Glad of the chance to earn a living, Lukas is fascinated by this learned and fascinating court. Rudolph II suffers dreadfully from depression, but is openminded and liberal, with an enquiring nature, so Lukas encounters Jews, Muslims, Protestants and Catholics living side by side. Scientific debate is encouraged. And there is an army of alchemists beavering away. This is in stark contrast to much of Catholic Europe, in which the infamous Inquisition holds sway. And Lukas knows all about the Inquisition. It was they who arrested his father for printing seditious pamphlets, and they who condemned him to a horrific death on the wheel.

So when a Spanish delegation arrives at court he is immediately suspicious...

Paul Dowswell sure does write a super junior historical thriller. The last was Auslander, set in Nazi Germany, which I loved. This time, we're in 16th century Prague at the court of Rudolph II. Couldn't be more different, you'd think, wouldn't you? But not really. The Cabinet of Curiosities also features a central character transplanted into completely unfamiliar surroundings and separated from his parents. It also looks at persecution and intolerance - of the Inquisition and heretics instead of the Nazis and the Jews. History, perhaps, is running on a never-ending loop, trying to teach us the same lesson over and over again.

But of course, Auslander was set inside a repressive regime. The Cabinet of Curiosities is set inside a permissive regime, but it's under attack from external and malevolent forces. And Lukas has some growing up to do if he's going to be able to save the day. Bored by his bookish aged uncle, he sneaks off to meet up with Etienne and in doing so ends up associating with petty thieves and street scams. He's also seduced by the titular cabinet - rooms filled with the Emperor's valuable collection of wonders and jewels. He's even tempted to steal and this lapse is significant: the chain of events it sets in motion puts his uncle's future at risk as well as his own, and almost prevents him from foiling a plot against the Emperor himself.

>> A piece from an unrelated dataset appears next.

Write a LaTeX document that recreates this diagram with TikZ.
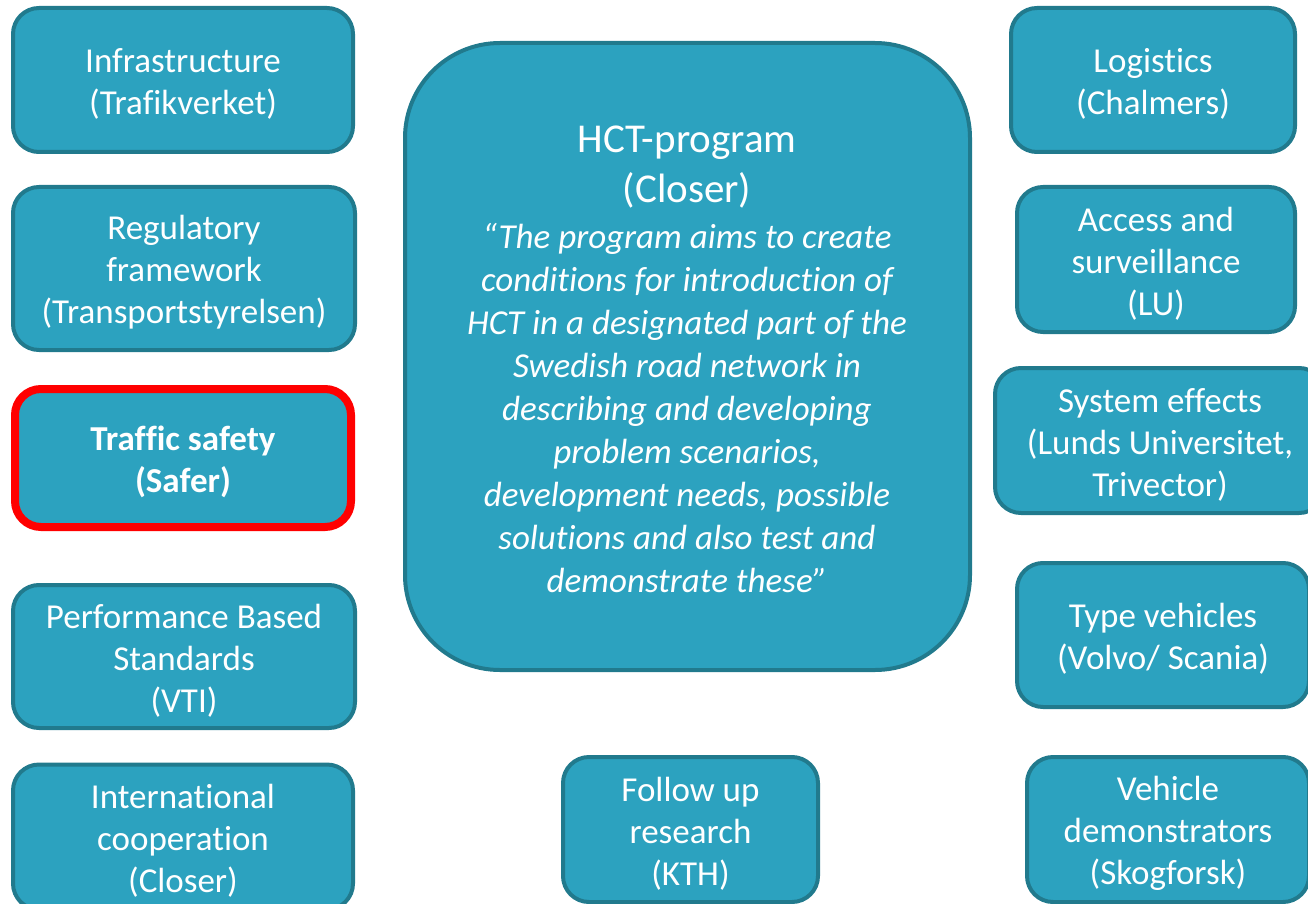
\documentclass[tikz,border=0pt]{standalone}
\usepackage{fontspec}
\setmainfont[Ligatures=NoCommon]{Carlito}
\definecolor{boxfill}{HTML}{2CA2BF}
\definecolor{boxline}{HTML}{217A8D}
\definecolor{hot}{HTML}{FF0000}
\begin{document}
\begin{tikzpicture}[x=1pt,y=-1pt,
  tile/.style={draw=boxline, fill=boxfill, line width=4pt, rounded corners=26pt, inner sep=0pt},
  tiletext/.style={text=white, align=center, inner sep=0pt, yshift=-4pt,
    font=\fontsize{35}{42}\selectfont},
  ]
\useasboundingbox (0,0) rectangle (1308,904);
% left column
\node[tile, minimum width=340pt, minimum height=144pt] (infra) at (183,80) {};
\node[tiletext] (infraT) at (infra) {Infrastructure\\(Trafikverket)};
\node[tile, minimum width=342pt, minimum height=163pt] (reg) at (184,268.5) {};
\node[tiletext] (regT) at (reg) {Regulatory\\framework\\(Transportstyrelsen)};
\node[tile, draw=hot, line width=8pt, minimum width=336pt, minimum height=138pt] (safety) at (183,458) {};
\node[tiletext, font=\fontsize{35}{42}\selectfont\bfseries] (safetyT) at (safety) {Traffic safety\\(Safer)};
\node[tile, minimum width=342pt, minimum height=143pt] (pbs) at (184,656.5) {};
\node[tiletext] (pbsT) at (pbs) {Performance Based\\Standards\\(VTI)};
\node[tile, minimum width=340pt, minimum height=145pt] (intl) at (183,837) {};
\node[tiletext] (intlT) at (intl) {International\\cooperation\\(Closer)};
% centre
\node[tile, rounded corners=95pt, minimum width=565pt, minimum height=627pt] (hct) at (687.5,356.5) {};
\node[text=white, align=center, inner sep=0pt, font=\fontsize{41}{50}\selectfont] (hcttitle) at (687,167)
  {HCT-program\\(Closer)};
\node[text=white, align=center, inner sep=0pt, font=\fontsize{35}{43}\selectfont\itshape] (hctbody) at (687,408)
  {“The program aims to create\\conditions for introduction of\\HCT in a designated part of the\\Swedish road network in\\describing and developing\\problem scenarios,\\development needs, possible\\solutions and also test and\\demonstrate these”};
\node[tile, minimum width=255pt, minimum height=145pt] (follow) at (690.5,829.5) {};
\node[tiletext] (followT) at (follow) {Follow up\\research\\(KTH)};
% right column
\node[tile, minimum width=284pt, minimum height=144pt] (logi) at (1153,80) {};
\node[tiletext] (logiT) at (logi) {Logistics\\(Chalmers)};
\node[tile, minimum width=278pt, minimum height=145pt] (access) at (1156,259.5) {};
\node[tiletext] (accessT) at (access) {Access and\\surveillance\\(LU)};
\node[tile, minimum width=330pt, minimum height=145pt] (sys) at (1160,440.5) {};
\node[tiletext] (sysT) at (sys) {System effects\\(Lunds Universitet,\\Trivector)};
\node[tile, minimum width=292pt, minimum height=144pt] (type) at (1163,635) {};
\node[tiletext] (typeT) at (type) {Type vehicles\\(Volvo/ Scania)};
\node[tile, minimum width=282pt, minimum height=145pt] (demo) at (1168,829.5) {};
\node[tiletext] (demoT) at (demo) {Vehicle\\demonstrators\\(Skogforsk)};
\end{tikzpicture}
\end{document}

It's pacy, with great characterisation, and rich with the most wonderful historical detail. Junior fans of historical fiction are going to love it.

My thanks to the nice people at Bloomsbury for sending the book.

Although The Cabinet of Curiosities isn't a fantasy novel, I think they'd also enjoy The Undrowned Child by Michelle Lovric, a magical historical fantasy set in Venice and featuring the world's saltiest mermaids. The Story of Cirrus Flux by Matthew Skelton might also appeal. From the same era we have A World Away by Pauline Francis, but our reviewer wasn't entirely impressed.